> Directions
Retype the opening lines of the listing below, ending with the line that contains "3.00, 3.055, 3.055]", and leave out any pictures.

> Supplied data
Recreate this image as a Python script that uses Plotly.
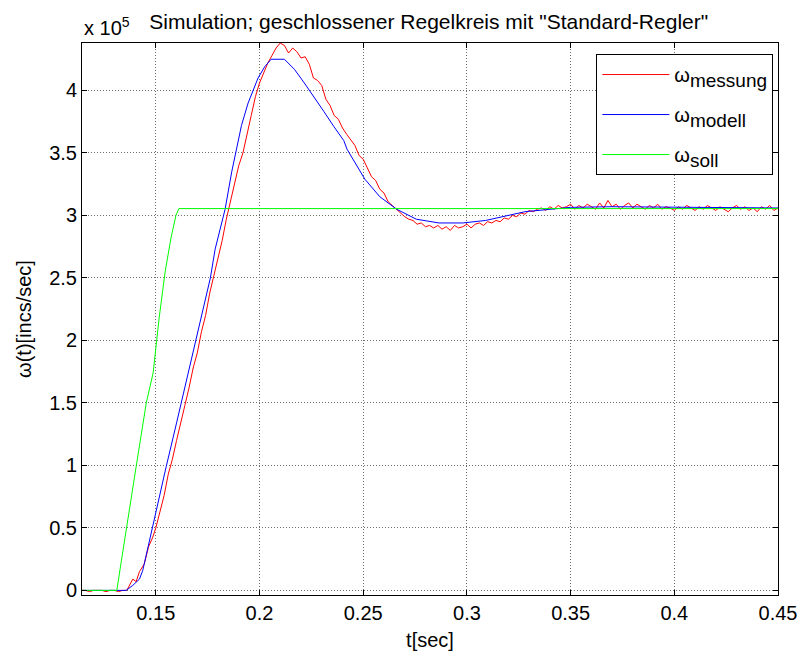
import plotly.graph_objects as go

# time (s) and values in units of 1e5 incs/sec
t_soll = [0.1144, 0.1312, 0.1329, 0.1365, 0.1406, 0.1454, 0.1487, 0.1516, 0.1545, 0.1573, 0.1597, 0.1611, 0.45]
w_soll = [0.0, 0.0, 0.185, 0.58, 1.00, 1.50, 1.74, 2.18, 2.55, 2.82, 3.00, 3.055, 3.055]

t_modell = [0.1144, 0.1357, 0.1389, 0.1421, 0.1437, 0.1452, 0.1468, 0.1484, 0.1492, 0.155, 0.160,
            0.165, 0.170, 0.1763, 0.1786, 0.1834, 0.1866, 0.1890, 0.1913, 0.1945, 0.1970, 0.1993,
            0.2025, 0.2056, 0.2120, 0.2168, 0.2216, 0.2263, 0.2311, 0.2359, 0.2406, 0.2422, 0.2508,
            0.258, 0.2661, 0.2756, 0.2865, 0.298, 0.309, 0.328, 0.3375, 0.350, 0.370, 0.400, 0.450]
w_modell = [0.0, 0.0, 0.04, 0.09, 0.16, 0.27, 0.40, 0.53, 0.58, 0.99, 1.34,
            1.70, 2.05, 2.50, 2.73, 3.05, 3.35, 3.55, 3.72, 3.90, 4.01, 4.10,
            4.19, 4.25, 4.25, 4.17, 4.06, 3.95, 3.83, 3.71, 3.60, 3.53, 3.29,
            3.15, 3.05, 2.97, 2.94, 2.94, 2.96, 3.03, 3.045, 3.065, 3.07, 3.065, 3.06]

t_messung = [0.114, 0.116, 0.118, 0.120, 0.122, 0.124, 0.126, 0.128, 0.130, 0.132, 0.134, 0.136,
             0.1389, 0.1405, 0.1421, 0.1444, 0.1465, 0.1484, 0.150, 0.152, 0.154, 0.156, 0.158,
             0.160, 0.162, 0.164, 0.166, 0.168, 0.170, 0.172, 0.174, 0.176, 0.178, 0.180, 0.182,
             0.184, 0.186, 0.188, 0.190, 0.192, 0.194, 0.196, 0.198, 0.200, 0.202, 0.204, 0.206,
             0.208, 0.210, 0.212, 0.214, 0.216, 0.218, 0.220, 0.222, 0.224, 0.226, 0.228, 0.230,
             0.232, 0.234, 0.236, 0.238, 0.240, 0.242, 0.244, 0.246, 0.248, 0.250, 0.252, 0.254,
             0.256, 0.258, 0.260, 0.262, 0.264, 0.266, 0.268, 0.270, 0.272, 0.274, 0.276, 0.278,
             0.280, 0.282, 0.284, 0.286, 0.288, 0.290, 0.292, 0.294, 0.296, 0.298, 0.300, 0.302,
             0.304, 0.306, 0.308, 0.310, 0.312, 0.314, 0.316, 0.318, 0.320, 0.322, 0.324, 0.326,
             0.328, 0.330, 0.332, 0.334, 0.336, 0.338, 0.340, 0.342, 0.344, 0.346, 0.348, 0.350,
             0.352, 0.354, 0.356, 0.358, 0.360, 0.362, 0.364, 0.366, 0.368, 0.370, 0.372, 0.374,
             0.376, 0.378, 0.380, 0.382, 0.384, 0.386, 0.388, 0.390, 0.392, 0.394, 0.396, 0.398,
             0.400, 0.402, 0.404, 0.406, 0.408, 0.410, 0.412, 0.414, 0.416, 0.418, 0.420, 0.422,
             0.424, 0.426, 0.428, 0.430, 0.432, 0.434, 0.436, 0.438, 0.440, 0.442, 0.444, 0.446,
             0.448, 0.450]
w_messung = [0.0, 0.0, -0.01, 0.0, 0.0, 0.0, -0.01, 0.0, 0.0, -0.01, 0.0, 0.0,
             0.09, 0.07, 0.15, 0.21, 0.35, 0.42, 0.50, 0.64, 0.76, 0.93, 1.05,
             1.20, 1.33, 1.48, 1.62, 1.78, 1.90, 2.07, 2.20, 2.38, 2.52, 2.66, 2.80,
             2.97, 3.12, 3.25, 3.40, 3.50, 3.64, 3.80, 3.95, 4.06, 4.14, 4.22, 4.28,
             4.34, 4.38, 4.36, 4.30, 4.34, 4.31, 4.26, 4.27, 4.21, 4.10, 4.08, 4.04,
             3.93, 3.88, 3.80, 3.77, 3.70, 3.65, 3.60, 3.56, 3.48, 3.45, 3.38, 3.31,
             3.28, 3.21, 3.18, 3.11, 3.08, 3.05, 3.02, 2.99, 2.97, 2.96, 2.93, 2.94,
             2.91, 2.92, 2.90, 2.92, 2.89, 2.91, 2.88, 2.92, 2.90, 2.91, 2.93, 2.90,
             2.93, 2.94, 2.92, 2.95, 2.94, 2.96, 2.95, 2.98, 2.97, 3.00, 2.99, 3.02,
             3.01, 3.04, 3.03, 3.05, 3.06, 3.04, 3.07, 3.05, 3.08, 3.06, 3.07, 3.09,
             3.05, 3.08, 3.06, 3.09, 3.07, 3.05, 3.10, 3.06, 3.12, 3.07, 3.09, 3.05,
             3.08, 3.10, 3.06, 3.09, 3.07, 3.05, 3.08, 3.06, 3.09, 3.05, 3.07, 3.06,
             3.04, 3.07, 3.05, 3.08, 3.06, 3.04, 3.07, 3.05, 3.08, 3.06, 3.04, 3.07,
             3.05, 3.03, 3.06, 3.08, 3.05, 3.07, 3.04, 3.06, 3.03, 3.07, 3.05, 3.08,
             3.04, 3.06]

x_ticks = [0.15, 0.2, 0.25, 0.3, 0.35, 0.4, 0.45]
x_ticklabels = ["0.15", "0.2", "0.25", "0.3", "0.35", "0.4", "0.45"]
y_ticks = [0, 0.5, 1, 1.5, 2, 2.5, 3, 3.5, 4]
y_ticklabels = ["0", "0.5", "1", "1.5", "2", "2.5", "3", "3.5", "4"]

FONT = "Liberation Sans, Arial, sans-serif"


def lg(base, sub):
    return base + "<sub><span style='font-size:19px'>" + sub + "</span></sub>"


fig = go.Figure()
fig.add_trace(go.Scatter(x=t_messung, y=w_messung, mode="lines", name=lg("ω", "messung"),
                         line=dict(color="#ff0000", width=1), legendgroup="a"))
fig.add_trace(go.Scatter(x=t_modell, y=w_modell, mode="lines", name=lg("ω", "modell"),
                         line=dict(color="#0000ff", width=1), legendgroup="b"))
fig.add_trace(go.Scatter(x=t_soll, y=w_soll, mode="lines", name=lg("ω", "soll"),
                         line=dict(color="#00ff00", width=1), legendgroup="c"))

axis_common = dict(
    showline=True, linecolor="black", linewidth=1, mirror="ticks",
    ticks="inside", ticklen=5, tickcolor="black", tickwidth=1,
    showgrid=True, gridcolor="#6e6e6e", griddash="1px,2px", gridwidth=1,
    zeroline=False, tickfont=dict(family=FONT, size=20, color="black"),
)

fig.update_layout(
    width=809, height=659,
    margin=dict(l=82, r=23, t=43, b=61),
    paper_bgcolor="white", plot_bgcolor="white",
    font=dict(family=FONT, size=20, color="black"),
    title=dict(text='Simulation; geschlossener Regelkreis mit "Standard-Regler"',
               x=0.530, xanchor="center", y=0.967, yanchor="middle",
               font=dict(family=FONT, size=21, color="black")),
    xaxis=dict(range=[0.1144, 0.45], tickvals=x_ticks, ticktext=x_ticklabels,
               title=dict(text="t[sec]", standoff=9, font=dict(family=FONT, size=20)),
               **axis_common),
    yaxis=dict(range=[-0.037, 4.38], tickvals=y_ticks, ticktext=y_ticklabels,
               title=dict(text="ω(t)[incs/sec]", standoff=12, font=dict(family=FONT, size=20)),
               **axis_common),
    showlegend=True,
    legend=dict(x=0.739, y=0.98, xanchor="left", yanchor="top",
                bgcolor="white", bordercolor="black", borderwidth=1,
                font=dict(family=FONT, size=20, color="black"),
                tracegroupgap=11, itemwidth=67),
    annotations=[dict(text="x 10<sup>5</sup>", xref="paper", yref="paper", x=0, y=1.0,
                      xanchor="left", yanchor="bottom", showarrow=False, yshift=2,
                      font=dict(family=FONT, size=20, color="black"))],
)

fig.write_html("out.html")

> Complete answer
Recreate this image as a Python script that uses Plotly.
import plotly.graph_objects as go

# time (s) and values in units of 1e5 incs/sec
t_soll = [0.1144, 0.1312, 0.1329, 0.1365, 0.1406, 0.1454, 0.1487, 0.1516, 0.1545, 0.1573, 0.1597, 0.1611, 0.45]
w_soll = [0.0, 0.0, 0.185, 0.58, 1.00, 1.50, 1.74, 2.18, 2.55, 2.82, 3.00, 3.055, 3.055]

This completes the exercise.